We hear this every day. It sounds logical: Store the sun during the day, dump it into the car at night. Free driving!
Unfortunately, engineering math is a cruel reality check. While charging an EV from solar is a brilliant idea, charging an EV from a home battery is often physically impossible—or financially disastrous—unless you size the system massively.
Here is the breakdown of the House Battery vs Car Battery mismatch.
The Scale Problem: Bucket vs Swimming Pool
The fundamental issue is the massive difference in scale between stationary home storage and mobile automotive storage.
- Standard Home Battery: 10 kWh to 13.5 kWh.
- Standard EV Battery: 60 kWh (Model 3) to 100 kWh (Model S/Trucks).
- Daily Driving Need: ~10-15 kWh (30-40 miles).
The Math of a Typical Night
Let's look at a typical scenario for a homeowner with one Powerwall (13.5 kWh).
- 5 PM: Sun sets. Battery is 100% full (13.5 kWh).

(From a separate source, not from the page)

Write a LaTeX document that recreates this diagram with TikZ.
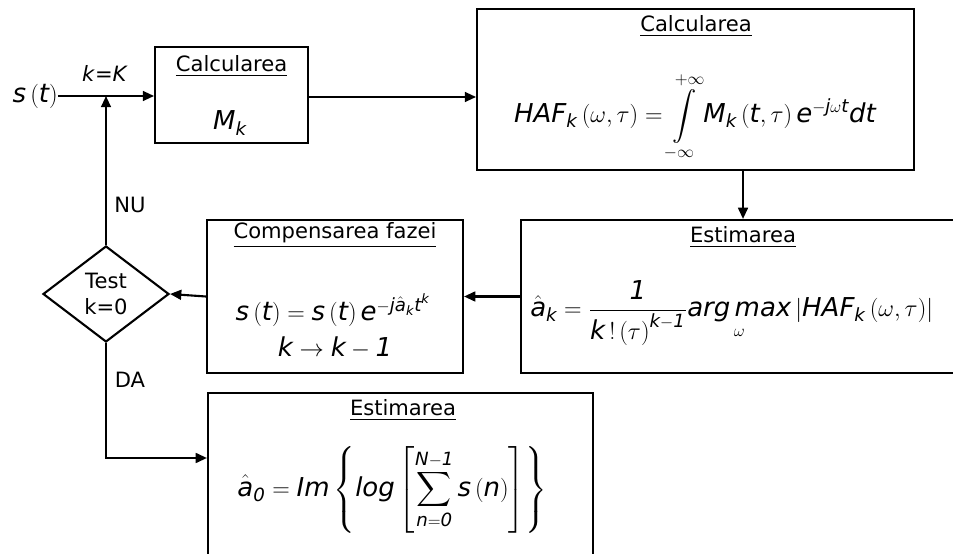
\documentclass[tikz,border=0pt]{standalone}
\usepackage{amsmath}
\usepackage{fontspec}
\setmainfont{DejaVu Sans}
\usepackage{tikz}
\usetikzlibrary{arrows.meta,shapes.geometric,positioning}
\newcommand{\vi}[1]{\textit{#1}}

\begin{document}
\begin{tikzpicture}[x=1cm,y=1cm,
  blok/.style={draw,line width=1.5pt,inner sep=0pt},
  titlu/.style={font=\fontsize{15}{17}\selectfont,inner sep=1pt},
  formula/.style={font=\fontsize{18.5}{22}\selectfont,inner sep=0pt},
  eticheta/.style={font=\fontsize{15}{17}\selectfont,inner sep=1pt},
  sageata/.style={line width=1.5pt,-{Triangle[length=8pt,width=7pt]}}]
\path[use as bounding box] (0,0) rectangle (23.825,13.825);
\node[blok,minimum width=3.825cm,minimum height=2.4cm] (calcM) at (5.79,11.45) {};
\node[titlu] (calcMt) at (5.79,12.175) {\underline{Calcularea}};
\node[formula] (calcMf) at (5.75,10.75) {$\vi{M}_{\vi{k}}$};
\node[blok,minimum width=10.925cm,minimum height=4.025cm] (calcH) at (17.39,11.59) {};
\node[titlu] (calcHt) at (17.40,13.175) {\underline{Calcularea}};
\node[formula] (calcHf) at (17.375,10.9) {$\vi{HAF}_{\vi{k}}\left(\omega,\tau\right)=\displaystyle\int\limits_{-\infty}^{+\infty}\vi{M}_{\vi{k}}\left(\vi{t},\tau\right)\vi{e}^{-\vi{j}\omega\vi{t}}\vi{dt}$};
\node[blok,minimum width=11.1cm,minimum height=3.825cm] (estK) at (18.575,6.4125) {};
\node[titlu] (estKt) at (18.575,7.9) {\underline{Estimarea}};
\node[formula,anchor=west] (estKf) at (13.25,6.0) {$\hat{\vi{a}}_{\vi{k}}=\dfrac{\vi{1}}{\vi{k}\,!\left(\tau\right)^{\vi{k}-\vi{1}}}\underset{\omega}{\vi{arg\,max}}\left|\vi{HAF}_{\vi{k}}\left(\omega,\tau\right)\right|$};
\node[blok,minimum width=6.4cm,minimum height=3.825cm] (comp) at (8.375,6.4125) {};
\node[titlu] (compt) at (8.375,7.95) {\underline{Compensarea fazei}};
\node[formula] (compf) at (8.325,6.075) {$\vi{s}\left(\vi{t}\right)=\vi{s}\left(\vi{t}\right)\vi{e}^{-\vi{j}\hat{\vi{a}}_{\vi{k}}\vi{t}^{\vi{k}}}$};
\node[formula] (compk) at (8.375,5.125) {$\vi{k}\rightarrow\vi{k}-\vi{1}$};
\node[draw,diamond,line width=1.5pt,inner sep=0pt,aspect=1.31,minimum width=3.15cm,minimum height=2.4cm,align=center,font=\fontsize{15}{18}\selectfont] (test) at (2.65,6.475) {Test\\k=0};
\node[blok,minimum width=9.625cm,minimum height=4.3cm] (est0) at (10.0125,1.85) {};
\node[titlu] (est0t) at (10.075,3.575) {\underline{Estimarea}};
\node[formula] (est0f) at (9.8,1.575) {$\hat{\vi{a}}_{\vi{0}}=\vi{Im}\left\{\vi{log}\left[\displaystyle\sum_{\vi{n}=\vi{0}}^{\vi{N}-\vi{1}}\vi{s}\left(\vi{n}\right)\right]\right\}$};
\node[formula,anchor=east] (intrare) at (1.45,11.425) {$\vi{s}\left(\vi{t}\right)$};
\coordinate (nod) at (2.65,11.425);
\coordinate (cot) at (2.65,2.375);
\draw[sageata] (intrare.east) -- (intrare.east -| calcM.west);
\draw[sageata] (calcM.east |- 0,11.4) -- (calcH.west |- 0,11.4);
\draw[sageata] (calcH.south -| estK.north) -- (estK.north);
\draw[sageata] (estK.west) -- (comp.east);
\draw[sageata] (comp.west) -- (test.east);
\draw[sageata] (test.north) -- (nod);
\draw[sageata] (test.south) |- (cot -| est0.west);
\node[eticheta] (kK) at (2.625,12.0) {\vi{k}=\vi{K}};
\node[eticheta] (nu) at (3.25,8.7) {NU};
\node[eticheta] (da) at (3.25,4.325) {DA};
\end{tikzpicture}
\end{document}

- 5 PM - 9 PM: House evening load. Cooking dinner, TV, lights.
- Usage: 4 kWh.
- Battery Remaining: 9.5 kWh.
- 9 PM: You plug in the EV to charge.
- 9:30 PM: The EV pulls power. Even a "slow" Level 2 charger pulls 7 kW.
- Duration: In just over 1 hour, the car has drained the entire remaining 9.5 kWh from the house battery.
- 10:30 PM: House Battery is dead (0%).
- Result: Your house goes dark (or switches to expensive grid power) for the rest of the night.
- Car Status: You only added ~30 miles of range. The car is still mostly empty.
Conclusion: You emptied your entire home's reservoir to fill 15% of your car's tank.
The Right Way: "Solar Excess Charging"
The solution is not to store energy in a middleman box (house battery) before moving it to the car. That adds inefficiency. The solution is to move energy directly from Solar to EV.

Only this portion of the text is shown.